Single by Lil Peep

from the album Come Over When You're Sober, Pt. 1
- Released: August 12, 2017
- Recorded: 2017
- Genre: Emo rap; rap rock; alternative rock;
- Length: 3:52
- Label: First Access;
- Songwriters: Gustav Elijah Åhr; George Astasio; Jason Pebworth; Jon Shave; Michael Blackburn; Juan Alderete de la Peña;
- Producers: Smokeasac; IIVI;

Lil Peep singles chronology
| "Awful Things" (2017) | "Save That Shit" (2017) | "Nightslayer" (2017) |

Music video
- "Save That Shit" on YouTube

= Save That Shit =

2017 Single by Lil Peep

"Save That Shit" is a song by American rapper Lil Peep from his first studio album, Come Over When You're Sober, Pt. 1 (2017). It was released as the fourth single from the album on August 12, 2017. The track was produced by Smokeasac and IIVI, and written by the artist himself, George Astasio, Jason Pebworth, Jon Shave, Michael Blackburn and Juan Alderete de la Peña. The song is Lil Peep's sixth highest-charting single in the United States, peaking at number nine on the Billboard Bubbling Under R&B/Hip-Hop Singles chart following his death on November 15, 2017.

==Critical reception==
Mitch Findlay of HotNewHipHop gave the song a positive review, recommending readers to check the song out."

==Chart performance==
In the United States, following Lil Peep's death, "Save That Shit" debuted at number nine on the Billboard Bubbling Under R&B/Hip-Hop Singles chart in the week beginning December 9, 2017, becoming Lil Peep's second highest-charting song in the country. The song later fell off the chart, in the following week.

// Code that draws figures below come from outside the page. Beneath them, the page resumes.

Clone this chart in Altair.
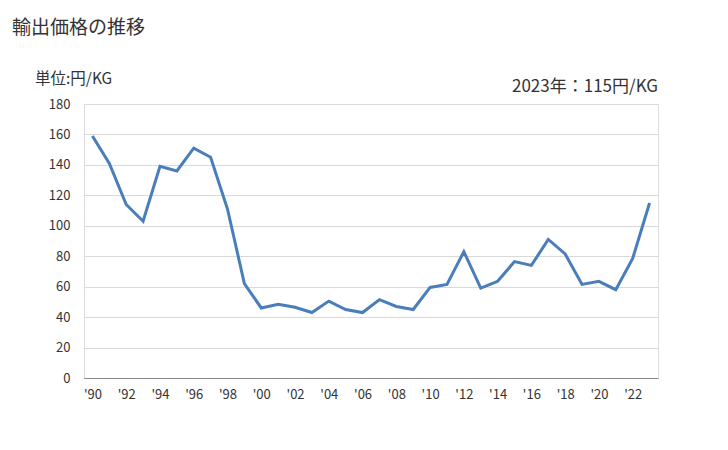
import altair as alt
import pandas as pd

years = list(range(1990, 2024))
values = [159, 141, 114, 103, 139, 136, 151, 145, 111, 62,
          46, 48.5, 46.5, 43, 50.5, 45, 43, 51.5, 47, 45,
          59.5, 61.5, 83, 59, 63.5, 76.5, 74, 91, 81.5, 61.5,
          63.5, 58, 78.5, 115]
tick_years = [y for y in years if y % 2 == 0]

df = pd.DataFrame({"year": [str(y) for y in years], "value": values})
one = pd.DataFrame({"k": [0]})

FONT = "Noto Sans CJK JP"

line = alt.Chart(df).mark_line(color="#4a7ebb", strokeWidth=3).encode(
    x=alt.X("year:O", title=None,
            scale=alt.Scale(type="point", padding=0.5),
            axis=alt.Axis(values=[str(y) for y in tick_years],
                          labelExpr="\"'\" + substring(datum.label, 2, 4)",
                          labelAngle=0, ticks=False, domain=True,
                          domainColor="#888888", labelFontSize=13,
                          labelColor="#333333", labelPadding=10, grid=False,
                          labelFont=FONT)),
    y=alt.Y("value:Q", title=None,
            scale=alt.Scale(domain=[0, 180], nice=False),
            axis=alt.Axis(values=list(range(0, 181, 20)), ticks=False,
                          domain=False, gridColor="#d9d9d9", labelFontSize=13,
                          labelColor="#333333", labelPadding=14, labelFont=FONT)),
)

txt = alt.Chart(one)

title = txt.mark_text(align="left", baseline="middle", fontSize=19,
                      font=FONT, fontWeight="normal", color="#333333").encode(
    x=alt.value(-72), y=alt.value(-76), text=alt.value("輸出価格の推移"))

unit = txt.mark_text(align="left", baseline="middle", fontSize=15.5,
                     font=FONT, fontWeight="normal", color="#333333").encode(
    x=alt.value(-49), y=alt.value(-25), text=alt.value("単位:円/KG"))

latest = txt.mark_text(align="right", baseline="middle", fontSize=17,
                       font=FONT, fontWeight="normal", color="#333333").encode(
    x=alt.value(574), y=alt.value(-17), text=alt.value("2023年：115円/KG"))

chart = alt.layer(line, title, unit, latest).properties(
    width=574, height=274,
    autosize=alt.AutoSizeParams(type="none"),
    padding={"left": 84, "top": 104, "right": 70, "bottom": 72},
).configure_view(stroke=None).configure(background="white")

chart.save("out.html", embed_options={"renderer": "svg", "actions": False})
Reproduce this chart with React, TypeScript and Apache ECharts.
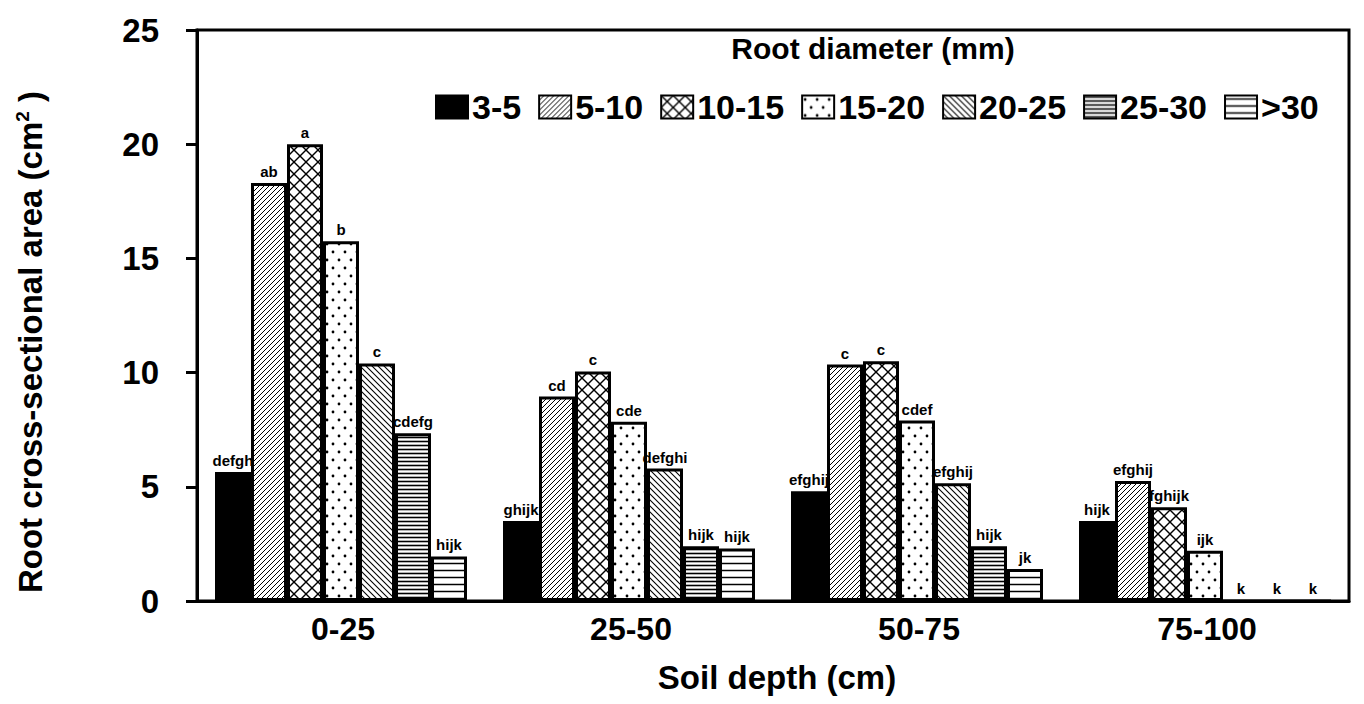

In Canada, the song debuted at number 97 on the Canadian Hot 100 alongside "Awful Things", in the week beginning December 9, 2017, where it became Lil Peep's second highest-charting song in the country. It later dropped off the chart the following week beginning on December 16, 2017.

==Music video==
The music video for "Save That Shit" premiered posthumously on December 19, 2017. It was directed by Mezzy and Heavy Rayn.

==Charts==

| Chart (2017) | Peak position |
|---|---|
| Canada Hot 100 (Billboard) | 97 |
| Latvia (DigiTop100) | 23 |
| Sweden (Sverigetopplistan) | 75 |
| US Bubbling Under R&B/Hip-Hop Singles | 9 |

==Certifications==

| Region | Certification | Certified units/sales |
| Australia (ARIA) | 3× Platinum | 210,000^{‡} |
| Denmark (IFPI Danmark) | Gold | 45,000^{‡} |
| France (SNEP) | Gold | 100,000^{‡} |
| Italy (FIMI) | Gold | 35,000^{‡} |
| New Zealand (RMNZ) | 2× Platinum | 60,000^{‡} |
| Spain (Promusicae) | Gold | 30,000^{‡} |
| United Kingdom (BPI) | Platinum | 600,000^{‡} |
| United States (RIAA) | 4× Platinum | 4,000,000^{‡} |
Streaming
| Sweden (GLF) | Gold | 4,000,000^{†} |
^{‡} Sales+streaming figures based on certification alone. ^{†} Streaming-only figures based on certification alone.